▶ Exercise brief
Transcribe the material in full, exactly as written.

▶ Raw data
---+---
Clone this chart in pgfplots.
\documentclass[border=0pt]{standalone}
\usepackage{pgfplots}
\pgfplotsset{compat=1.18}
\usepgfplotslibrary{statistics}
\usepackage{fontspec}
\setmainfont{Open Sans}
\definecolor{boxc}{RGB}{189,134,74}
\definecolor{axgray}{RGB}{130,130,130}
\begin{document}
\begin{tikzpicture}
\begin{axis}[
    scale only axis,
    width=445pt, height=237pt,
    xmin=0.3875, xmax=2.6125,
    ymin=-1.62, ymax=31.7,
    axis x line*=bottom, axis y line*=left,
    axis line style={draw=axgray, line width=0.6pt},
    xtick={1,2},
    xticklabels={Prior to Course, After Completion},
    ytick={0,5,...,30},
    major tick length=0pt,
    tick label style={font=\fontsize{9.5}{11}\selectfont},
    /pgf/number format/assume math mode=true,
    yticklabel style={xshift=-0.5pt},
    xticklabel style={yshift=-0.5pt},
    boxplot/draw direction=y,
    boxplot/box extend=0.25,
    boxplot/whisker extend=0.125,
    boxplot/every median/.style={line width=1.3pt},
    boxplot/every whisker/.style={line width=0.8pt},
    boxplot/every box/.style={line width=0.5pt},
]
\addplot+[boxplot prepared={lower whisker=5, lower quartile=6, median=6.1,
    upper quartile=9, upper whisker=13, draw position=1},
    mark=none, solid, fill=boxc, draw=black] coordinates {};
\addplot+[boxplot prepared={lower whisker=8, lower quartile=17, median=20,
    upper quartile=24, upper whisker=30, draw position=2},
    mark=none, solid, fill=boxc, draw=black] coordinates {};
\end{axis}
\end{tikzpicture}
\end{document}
---+---
▶ Exercise solution
Clone this chart in pgfplots.
\documentclass[border=0pt]{standalone}
\usepackage{pgfplots}
\pgfplotsset{compat=1.18}
\usepgfplotslibrary{statistics}
\usepackage{fontspec}
\setmainfont{Open Sans}
\definecolor{boxc}{RGB}{189,134,74}
\definecolor{axgray}{RGB}{130,130,130}
\begin{document}
\begin{tikzpicture}
\begin{axis}[
    scale only axis,
    width=445pt, height=237pt,
    xmin=0.3875, xmax=2.6125,
    ymin=-1.62, ymax=31.7,
    axis x line*=bottom, axis y line*=left,
    axis line style={draw=axgray, line width=0.6pt},
    xtick={1,2},
    xticklabels={Prior to Course, After Completion},
    ytick={0,5,...,30},
    major tick length=0pt,
    tick label style={font=\fontsize{9.5}{11}\selectfont},
    /pgf/number format/assume math mode=true,
    yticklabel style={xshift=-0.5pt},
    xticklabel style={yshift=-0.5pt},
    boxplot/draw direction=y,
    boxplot/box extend=0.25,
    boxplot/whisker extend=0.125,
    boxplot/every median/.style={line width=1.3pt},
    boxplot/every whisker/.style={line width=0.8pt},
    boxplot/every box/.style={line width=0.5pt},
]
\addplot+[boxplot prepared={lower whisker=5, lower quartile=6, median=6.1,
    upper quartile=9, upper whisker=13, draw position=1},
    mark=none, solid, fill=boxc, draw=black] coordinates {};
\addplot+[boxplot prepared={lower whisker=8, lower quartile=17, median=20,
    upper quartile=24, upper whisker=30, draw position=2},
    mark=none, solid, fill=boxc, draw=black] coordinates {};
\end{axis}
\end{tikzpicture}
\end{document}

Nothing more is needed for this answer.